PROVIDED DATA:
····················

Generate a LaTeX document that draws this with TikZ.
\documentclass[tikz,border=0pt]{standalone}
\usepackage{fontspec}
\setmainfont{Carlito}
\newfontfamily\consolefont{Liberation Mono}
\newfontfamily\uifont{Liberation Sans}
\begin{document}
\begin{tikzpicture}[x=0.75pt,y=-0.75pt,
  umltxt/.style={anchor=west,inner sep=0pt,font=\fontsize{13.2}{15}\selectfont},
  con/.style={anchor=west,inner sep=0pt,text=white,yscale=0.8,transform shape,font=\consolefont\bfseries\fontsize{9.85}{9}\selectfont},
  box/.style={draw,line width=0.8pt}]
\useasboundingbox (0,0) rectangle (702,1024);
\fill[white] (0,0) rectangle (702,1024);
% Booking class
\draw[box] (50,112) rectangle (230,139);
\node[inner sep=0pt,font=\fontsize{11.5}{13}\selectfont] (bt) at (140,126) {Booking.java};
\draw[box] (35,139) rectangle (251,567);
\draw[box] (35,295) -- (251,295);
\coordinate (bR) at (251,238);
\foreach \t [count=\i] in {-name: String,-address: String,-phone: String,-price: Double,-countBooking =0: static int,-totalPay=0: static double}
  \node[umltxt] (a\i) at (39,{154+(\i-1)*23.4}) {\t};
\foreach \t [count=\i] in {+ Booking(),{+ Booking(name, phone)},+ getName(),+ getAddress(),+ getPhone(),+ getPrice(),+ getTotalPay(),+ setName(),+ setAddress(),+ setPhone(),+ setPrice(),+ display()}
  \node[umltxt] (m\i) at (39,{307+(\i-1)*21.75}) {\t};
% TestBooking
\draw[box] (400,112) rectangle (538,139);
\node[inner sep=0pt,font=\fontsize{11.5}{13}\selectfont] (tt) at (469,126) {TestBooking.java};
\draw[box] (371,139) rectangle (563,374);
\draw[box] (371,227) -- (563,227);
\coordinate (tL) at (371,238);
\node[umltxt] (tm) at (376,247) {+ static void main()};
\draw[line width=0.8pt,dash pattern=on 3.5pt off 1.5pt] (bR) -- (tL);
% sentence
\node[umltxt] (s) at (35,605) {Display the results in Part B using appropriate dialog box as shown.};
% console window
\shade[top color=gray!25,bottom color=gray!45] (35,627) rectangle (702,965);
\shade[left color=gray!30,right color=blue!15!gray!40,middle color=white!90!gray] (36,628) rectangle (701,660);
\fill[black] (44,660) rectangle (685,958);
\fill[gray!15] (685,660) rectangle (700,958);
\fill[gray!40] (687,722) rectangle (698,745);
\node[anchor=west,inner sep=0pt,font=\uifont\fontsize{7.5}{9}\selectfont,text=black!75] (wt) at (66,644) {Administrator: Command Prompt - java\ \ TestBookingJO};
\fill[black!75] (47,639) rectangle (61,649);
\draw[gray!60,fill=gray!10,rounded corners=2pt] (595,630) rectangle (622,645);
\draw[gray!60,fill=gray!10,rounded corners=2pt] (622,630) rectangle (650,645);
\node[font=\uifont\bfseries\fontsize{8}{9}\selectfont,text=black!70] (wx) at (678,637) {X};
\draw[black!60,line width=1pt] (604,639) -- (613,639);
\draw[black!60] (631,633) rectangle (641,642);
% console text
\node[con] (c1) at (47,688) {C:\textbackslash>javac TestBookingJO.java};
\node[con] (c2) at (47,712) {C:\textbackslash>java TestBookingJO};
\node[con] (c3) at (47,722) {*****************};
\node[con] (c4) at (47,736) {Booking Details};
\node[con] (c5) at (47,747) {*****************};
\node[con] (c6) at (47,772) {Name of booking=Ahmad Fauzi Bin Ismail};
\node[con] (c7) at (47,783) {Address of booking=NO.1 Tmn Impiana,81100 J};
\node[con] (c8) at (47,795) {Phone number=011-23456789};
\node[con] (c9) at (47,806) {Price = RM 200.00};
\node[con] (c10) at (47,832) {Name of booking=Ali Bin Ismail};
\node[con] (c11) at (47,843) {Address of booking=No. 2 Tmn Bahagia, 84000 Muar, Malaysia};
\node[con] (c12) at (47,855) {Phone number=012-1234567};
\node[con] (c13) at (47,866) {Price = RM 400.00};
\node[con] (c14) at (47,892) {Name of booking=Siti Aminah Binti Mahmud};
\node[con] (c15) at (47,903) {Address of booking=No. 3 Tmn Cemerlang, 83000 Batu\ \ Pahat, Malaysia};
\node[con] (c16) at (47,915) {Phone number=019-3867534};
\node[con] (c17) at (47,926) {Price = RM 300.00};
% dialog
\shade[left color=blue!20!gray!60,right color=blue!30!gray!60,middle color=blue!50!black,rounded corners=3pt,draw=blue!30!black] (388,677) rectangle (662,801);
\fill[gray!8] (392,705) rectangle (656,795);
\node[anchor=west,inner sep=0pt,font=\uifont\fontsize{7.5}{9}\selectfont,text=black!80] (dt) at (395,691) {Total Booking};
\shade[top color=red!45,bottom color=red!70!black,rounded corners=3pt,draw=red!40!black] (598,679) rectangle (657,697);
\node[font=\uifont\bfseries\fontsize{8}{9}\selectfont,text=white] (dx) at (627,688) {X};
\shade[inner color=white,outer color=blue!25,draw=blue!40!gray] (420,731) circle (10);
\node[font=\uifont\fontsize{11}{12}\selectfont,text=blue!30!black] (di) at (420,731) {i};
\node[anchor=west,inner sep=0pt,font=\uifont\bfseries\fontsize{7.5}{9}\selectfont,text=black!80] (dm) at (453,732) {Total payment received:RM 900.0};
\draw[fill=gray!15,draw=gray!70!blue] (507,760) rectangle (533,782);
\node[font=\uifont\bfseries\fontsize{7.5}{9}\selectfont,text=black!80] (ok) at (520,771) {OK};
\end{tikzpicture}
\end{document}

····················

PROBLEM DETAILS: Would you give the material above again, complete and exact?

RESULT:
Generate a LaTeX document that draws this with TikZ.
\documentclass[tikz,border=0pt]{standalone}
\usepackage{fontspec}
\setmainfont{Carlito}
\newfontfamily\consolefont{Liberation Mono}
\newfontfamily\uifont{Liberation Sans}
\begin{document}
\begin{tikzpicture}[x=0.75pt,y=-0.75pt,
  umltxt/.style={anchor=west,inner sep=0pt,font=\fontsize{13.2}{15}\selectfont},
  con/.style={anchor=west,inner sep=0pt,text=white,yscale=0.8,transform shape,font=\consolefont\bfseries\fontsize{9.85}{9}\selectfont},
  box/.style={draw,line width=0.8pt}]
\useasboundingbox (0,0) rectangle (702,1024);
\fill[white] (0,0) rectangle (702,1024);
% Booking class
\draw[box] (50,112) rectangle (230,139);
\node[inner sep=0pt,font=\fontsize{11.5}{13}\selectfont] (bt) at (140,126) {Booking.java};
\draw[box] (35,139) rectangle (251,567);
\draw[box] (35,295) -- (251,295);
\coordinate (bR) at (251,238);
\foreach \t [count=\i] in {-name: String,-address: String,-phone: String,-price: Double,-countBooking =0: static int,-totalPay=0: static double}
  \node[umltxt] (a\i) at (39,{154+(\i-1)*23.4}) {\t};
\foreach \t [count=\i] in {+ Booking(),{+ Booking(name, phone)},+ getName(),+ getAddress(),+ getPhone(),+ getPrice(),+ getTotalPay(),+ setName(),+ setAddress(),+ setPhone(),+ setPrice(),+ display()}
  \node[umltxt] (m\i) at (39,{307+(\i-1)*21.75}) {\t};
% TestBooking
\draw[box] (400,112) rectangle (538,139);
\node[inner sep=0pt,font=\fontsize{11.5}{13}\selectfont] (tt) at (469,126) {TestBooking.java};
\draw[box] (371,139) rectangle (563,374);
\draw[box] (371,227) -- (563,227);
\coordinate (tL) at (371,238);
\node[umltxt] (tm) at (376,247) {+ static void main()};
\draw[line width=0.8pt,dash pattern=on 3.5pt off 1.5pt] (bR) -- (tL);
% sentence
\node[umltxt] (s) at (35,605) {Display the results in Part B using appropriate dialog box as shown.};
% console window
\shade[top color=gray!25,bottom color=gray!45] (35,627) rectangle (702,965);
\shade[left color=gray!30,right color=blue!15!gray!40,middle color=white!90!gray] (36,628) rectangle (701,660);
\fill[black] (44,660) rectangle (685,958);
\fill[gray!15] (685,660) rectangle (700,958);
\fill[gray!40] (687,722) rectangle (698,745);
\node[anchor=west,inner sep=0pt,font=\uifont\fontsize{7.5}{9}\selectfont,text=black!75] (wt) at (66,644) {Administrator: Command Prompt - java\ \ TestBookingJO};
\fill[black!75] (47,639) rectangle (61,649);
\draw[gray!60,fill=gray!10,rounded corners=2pt] (595,630) rectangle (622,645);
\draw[gray!60,fill=gray!10,rounded corners=2pt] (622,630) rectangle (650,645);
\node[font=\uifont\bfseries\fontsize{8}{9}\selectfont,text=black!70] (wx) at (678,637) {X};
\draw[black!60,line width=1pt] (604,639) -- (613,639);
\draw[black!60] (631,633) rectangle (641,642);
% console text
\node[con] (c1) at (47,688) {C:\textbackslash>javac TestBookingJO.java};
\node[con] (c2) at (47,712) {C:\textbackslash>java TestBookingJO};
\node[con] (c3) at (47,722) {*****************};
\node[con] (c4) at (47,736) {Booking Details};
\node[con] (c5) at (47,747) {*****************};
\node[con] (c6) at (47,772) {Name of booking=Ahmad Fauzi Bin Ismail};
\node[con] (c7) at (47,783) {Address of booking=NO.1 Tmn Impiana,81100 J};
\node[con] (c8) at (47,795) {Phone number=011-23456789};
\node[con] (c9) at (47,806) {Price = RM 200.00};
\node[con] (c10) at (47,832) {Name of booking=Ali Bin Ismail};
\node[con] (c11) at (47,843) {Address of booking=No. 2 Tmn Bahagia, 84000 Muar, Malaysia};
\node[con] (c12) at (47,855) {Phone number=012-1234567};
\node[con] (c13) at (47,866) {Price = RM 400.00};
\node[con] (c14) at (47,892) {Name of booking=Siti Aminah Binti Mahmud};
\node[con] (c15) at (47,903) {Address of booking=No. 3 Tmn Cemerlang, 83000 Batu\ \ Pahat, Malaysia};
\node[con] (c16) at (47,915) {Phone number=019-3867534};
\node[con] (c17) at (47,926) {Price = RM 300.00};
% dialog
\shade[left color=blue!20!gray!60,right color=blue!30!gray!60,middle color=blue!50!black,rounded corners=3pt,draw=blue!30!black] (388,677) rectangle (662,801);
\fill[gray!8] (392,705) rectangle (656,795);
\node[anchor=west,inner sep=0pt,font=\uifont\fontsize{7.5}{9}\selectfont,text=black!80] (dt) at (395,691) {Total Booking};
\shade[top color=red!45,bottom color=red!70!black,rounded corners=3pt,draw=red!40!black] (598,679) rectangle (657,697);
\node[font=\uifont\bfseries\fontsize{8}{9}\selectfont,text=white] (dx) at (627,688) {X};
\shade[inner color=white,outer color=blue!25,draw=blue!40!gray] (420,731) circle (10);
\node[font=\uifont\fontsize{11}{12}\selectfont,text=blue!30!black] (di) at (420,731) {i};
\node[anchor=west,inner sep=0pt,font=\uifont\bfseries\fontsize{7.5}{9}\selectfont,text=black!80] (dm) at (453,732) {Total payment received:RM 900.0};
\draw[fill=gray!15,draw=gray!70!blue] (507,760) rectangle (533,782);
\node[font=\uifont\bfseries\fontsize{7.5}{9}\selectfont,text=black!80] (ok) at (520,771) {OK};
\end{tikzpicture}
\end{document}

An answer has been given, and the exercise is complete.